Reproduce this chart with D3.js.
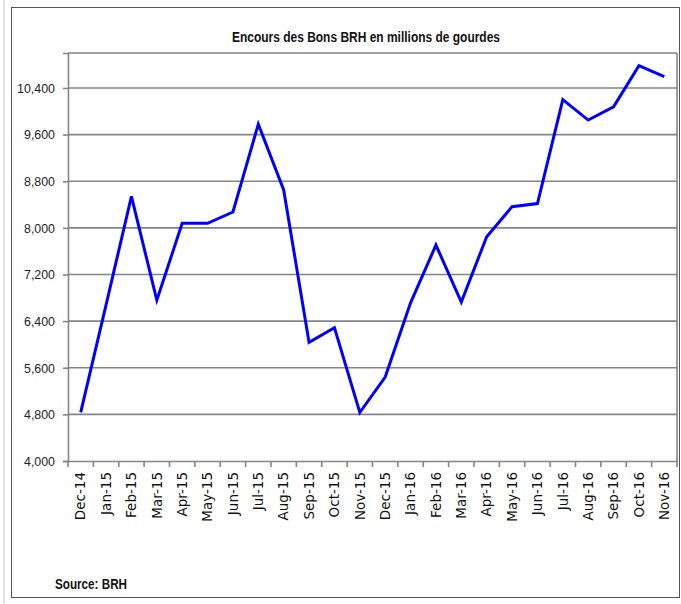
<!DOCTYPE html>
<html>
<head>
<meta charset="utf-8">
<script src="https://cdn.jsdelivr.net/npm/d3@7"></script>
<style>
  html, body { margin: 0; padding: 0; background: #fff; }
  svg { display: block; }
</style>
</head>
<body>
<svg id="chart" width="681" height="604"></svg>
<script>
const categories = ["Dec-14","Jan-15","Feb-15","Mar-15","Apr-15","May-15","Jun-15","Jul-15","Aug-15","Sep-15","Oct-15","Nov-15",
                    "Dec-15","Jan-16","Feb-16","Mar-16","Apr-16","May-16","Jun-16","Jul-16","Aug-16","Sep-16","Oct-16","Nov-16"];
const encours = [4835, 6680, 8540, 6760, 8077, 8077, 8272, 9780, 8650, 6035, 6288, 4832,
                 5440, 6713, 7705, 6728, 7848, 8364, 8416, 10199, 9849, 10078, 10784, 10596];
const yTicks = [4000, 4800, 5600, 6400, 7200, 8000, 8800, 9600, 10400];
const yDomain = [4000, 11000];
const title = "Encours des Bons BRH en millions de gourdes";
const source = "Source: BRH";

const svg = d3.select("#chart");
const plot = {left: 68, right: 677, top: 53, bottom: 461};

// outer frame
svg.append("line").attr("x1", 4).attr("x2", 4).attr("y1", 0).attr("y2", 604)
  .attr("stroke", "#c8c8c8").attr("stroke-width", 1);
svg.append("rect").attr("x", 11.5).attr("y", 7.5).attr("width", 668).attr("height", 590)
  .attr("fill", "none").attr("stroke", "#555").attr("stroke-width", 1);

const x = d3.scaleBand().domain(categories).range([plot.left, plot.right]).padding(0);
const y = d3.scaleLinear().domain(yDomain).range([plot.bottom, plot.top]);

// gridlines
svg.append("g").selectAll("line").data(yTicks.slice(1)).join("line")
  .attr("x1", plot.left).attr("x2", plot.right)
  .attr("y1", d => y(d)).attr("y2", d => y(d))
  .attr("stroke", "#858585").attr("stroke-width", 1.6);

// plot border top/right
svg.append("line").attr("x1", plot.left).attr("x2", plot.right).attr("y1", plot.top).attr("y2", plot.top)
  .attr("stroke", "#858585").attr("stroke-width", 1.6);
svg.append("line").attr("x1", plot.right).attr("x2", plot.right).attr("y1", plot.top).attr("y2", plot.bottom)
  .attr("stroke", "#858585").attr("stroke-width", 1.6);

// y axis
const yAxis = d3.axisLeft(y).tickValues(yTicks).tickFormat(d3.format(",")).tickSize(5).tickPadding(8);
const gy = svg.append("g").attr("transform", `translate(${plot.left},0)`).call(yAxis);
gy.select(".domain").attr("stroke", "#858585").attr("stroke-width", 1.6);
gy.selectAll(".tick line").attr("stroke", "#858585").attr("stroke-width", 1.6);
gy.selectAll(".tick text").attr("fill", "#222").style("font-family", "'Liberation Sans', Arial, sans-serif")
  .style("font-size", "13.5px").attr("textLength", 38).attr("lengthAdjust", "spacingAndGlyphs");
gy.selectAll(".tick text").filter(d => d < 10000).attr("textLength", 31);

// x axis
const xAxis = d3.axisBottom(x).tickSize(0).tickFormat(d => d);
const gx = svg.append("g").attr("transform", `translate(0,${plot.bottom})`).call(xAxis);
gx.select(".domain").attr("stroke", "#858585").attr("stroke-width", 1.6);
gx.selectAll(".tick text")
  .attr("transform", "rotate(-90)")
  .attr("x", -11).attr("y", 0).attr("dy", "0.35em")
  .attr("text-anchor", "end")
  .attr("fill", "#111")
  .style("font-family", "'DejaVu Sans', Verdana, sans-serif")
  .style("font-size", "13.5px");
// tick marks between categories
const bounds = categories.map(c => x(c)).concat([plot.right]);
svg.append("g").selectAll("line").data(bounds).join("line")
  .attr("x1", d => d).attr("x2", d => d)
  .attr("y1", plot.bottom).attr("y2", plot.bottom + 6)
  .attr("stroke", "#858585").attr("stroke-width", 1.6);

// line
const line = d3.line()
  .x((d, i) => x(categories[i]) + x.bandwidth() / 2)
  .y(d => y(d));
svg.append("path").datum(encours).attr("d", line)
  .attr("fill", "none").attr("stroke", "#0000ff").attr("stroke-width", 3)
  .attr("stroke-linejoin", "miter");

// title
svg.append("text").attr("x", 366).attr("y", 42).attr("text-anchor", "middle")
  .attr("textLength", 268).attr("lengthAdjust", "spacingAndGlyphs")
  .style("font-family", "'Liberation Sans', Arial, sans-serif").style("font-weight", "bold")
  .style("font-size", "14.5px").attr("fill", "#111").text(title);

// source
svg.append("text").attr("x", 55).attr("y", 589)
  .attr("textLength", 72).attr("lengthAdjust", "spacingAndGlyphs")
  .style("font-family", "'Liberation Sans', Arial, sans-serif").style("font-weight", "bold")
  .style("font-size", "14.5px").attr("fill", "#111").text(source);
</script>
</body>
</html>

========================

#### [Problem to solve]
Show the lines that mention the word "chart".

#### [Answer below]
Reproduce this chart with D3.js.
<svg id="chart" width="681" height="604"></svg>
const svg = d3.select("#chart");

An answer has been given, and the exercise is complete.